┌──

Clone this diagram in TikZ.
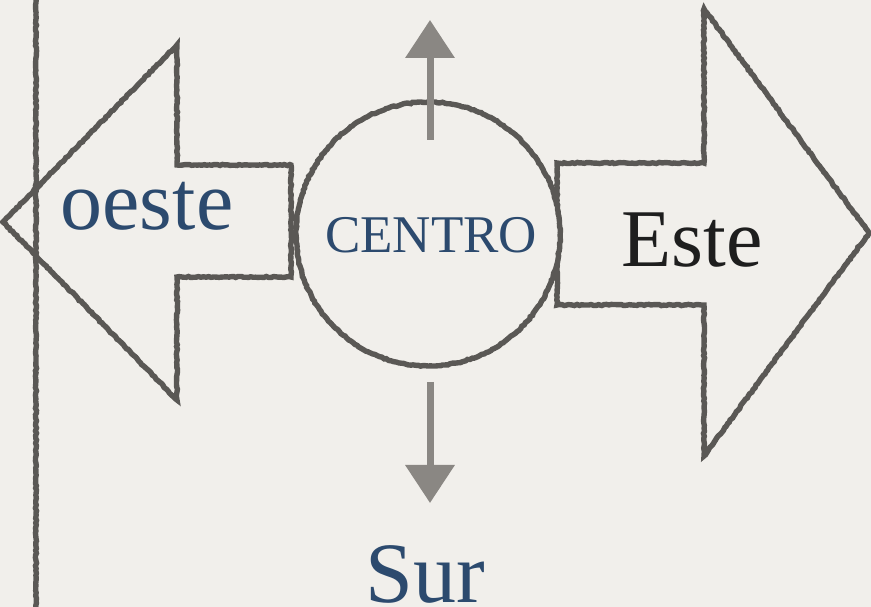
\documentclass[tikz,border=0pt]{standalone}
\usepackage{fontspec}
\setmainfont{Liberation Serif}
\usetikzlibrary{arrows.meta,decorations.pathmorphing}
\definecolor{paper}{HTML}{F1EFEB}
\definecolor{pencil}{HTML}{5A5855}
\definecolor{lightpencil}{HTML}{8A8783}
\definecolor{ink}{HTML}{2C4A6E}
\definecolor{blackink}{HTML}{1E1E1E}
\tikzset{
  sketch/.style={draw=pencil, line width=5.4pt, line join=miter,
    decorate, decoration={random steps, segment length=2.5pt, amplitude=0.6pt}},
  smallarrow/.style={draw=lightpencil, line width=7pt,
    -{Triangle[width=48pt,length=38pt]}, color=lightpencil},
  bigtext/.style={inner sep=0pt, anchor=base},
}
\begin{document}
\begin{tikzpicture}[x=1pt,y=1pt]
\fill[paper] (0,0) rectangle (871,607);
\useasboundingbox (0,0) rectangle (871,607);
% vertical line
\coordinate (vtop) at (36,609);
\coordinate (vbot) at (36,-2);
\draw[sketch] (vtop) -- (vbot);
% left arrow
\draw[sketch] (3,385) -- (177,562) -- (177,442) -- (291,442) -- (291,330)
  -- (177,330) -- (177,207) -- cycle;
% right arrow
\draw[sketch] (557,444) -- (704,444) -- (704,598) -- (869,374) -- (704,151)
  -- (704,302) -- (557,302) -- cycle;
% center circle
\node[sketch, circle, minimum size=264pt, inner sep=0pt, fill=paper] (centro) at (428,373) {};
\node[font=\fontsize{53}{55}\selectfont, text=ink, inner sep=0pt, anchor=base] (centrolabel) at (431,354) {CENTRO};
% up / down arrows
\coordinate (upstart) at (430,467);
\coordinate (upend) at (430,587);
\draw[smallarrow] (upstart) -- (upend);
\coordinate (downstart) at (430,225);
\coordinate (downend) at (430,104);
\draw[smallarrow] (downstart) -- (downend);
% labels
\node[bigtext, font=\fontsize{84}{86}\selectfont, text=ink] (oeste) at (147,377) {oeste};
\node[bigtext, font=\fontsize{82}{84}\selectfont, text=blackink] (este) at (692,340) {Este};
\node[bigtext, font=\fontsize{86}{88}\selectfont, text=ink] (sur) at (425,4) {Sur};
\end{tikzpicture}
\end{document}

└──

Leave out the pictures and output the rest of the material exactly as written.

Clone this diagram in TikZ.
\documentclass[tikz,border=0pt]{standalone}
\usepackage{fontspec}
\setmainfont{Liberation Serif}
\usetikzlibrary{arrows.meta,decorations.pathmorphing}
\definecolor{paper}{HTML}{F1EFEB}
\definecolor{pencil}{HTML}{5A5855}
\definecolor{lightpencil}{HTML}{8A8783}
\definecolor{ink}{HTML}{2C4A6E}
\definecolor{blackink}{HTML}{1E1E1E}
\tikzset{
  sketch/.style={draw=pencil, line width=5.4pt, line join=miter,
    decorate, decoration={random steps, segment length=2.5pt, amplitude=0.6pt}},
  smallarrow/.style={draw=lightpencil, line width=7pt,
    -{Triangle[width=48pt,length=38pt]}, color=lightpencil},
  bigtext/.style={inner sep=0pt, anchor=base},
}
\begin{document}
\begin{tikzpicture}[x=1pt,y=1pt]
\fill[paper] (0,0) rectangle (871,607);
\useasboundingbox (0,0) rectangle (871,607);
% vertical line
\coordinate (vtop) at (36,609);
\coordinate (vbot) at (36,-2);
\draw[sketch] (vtop) -- (vbot);
% left arrow
\draw[sketch] (3,385) -- (177,562) -- (177,442) -- (291,442) -- (291,330)
  -- (177,330) -- (177,207) -- cycle;
% right arrow
\draw[sketch] (557,444) -- (704,444) -- (704,598) -- (869,374) -- (704,151)
  -- (704,302) -- (557,302) -- cycle;
% center circle
\node[sketch, circle, minimum size=264pt, inner sep=0pt, fill=paper] (centro) at (428,373) {};
\node[font=\fontsize{53}{55}\selectfont, text=ink, inner sep=0pt, anchor=base] (centrolabel) at (431,354) {CENTRO};
% up / down arrows
\coordinate (upstart) at (430,467);
\coordinate (upend) at (430,587);
\draw[smallarrow] (upstart) -- (upend);
\coordinate (downstart) at (430,225);
\coordinate (downend) at (430,104);
\draw[smallarrow] (downstart) -- (downend);
% labels
\node[bigtext, font=\fontsize{84}{86}\selectfont, text=ink] (oeste) at (147,377) {oeste};
\node[bigtext, font=\fontsize{82}{84}\selectfont, text=blackink] (este) at (692,340) {Este};
\node[bigtext, font=\fontsize{86}{88}\selectfont, text=ink] (sur) at (425,4) {Sur};
\end{tikzpicture}
\end{document}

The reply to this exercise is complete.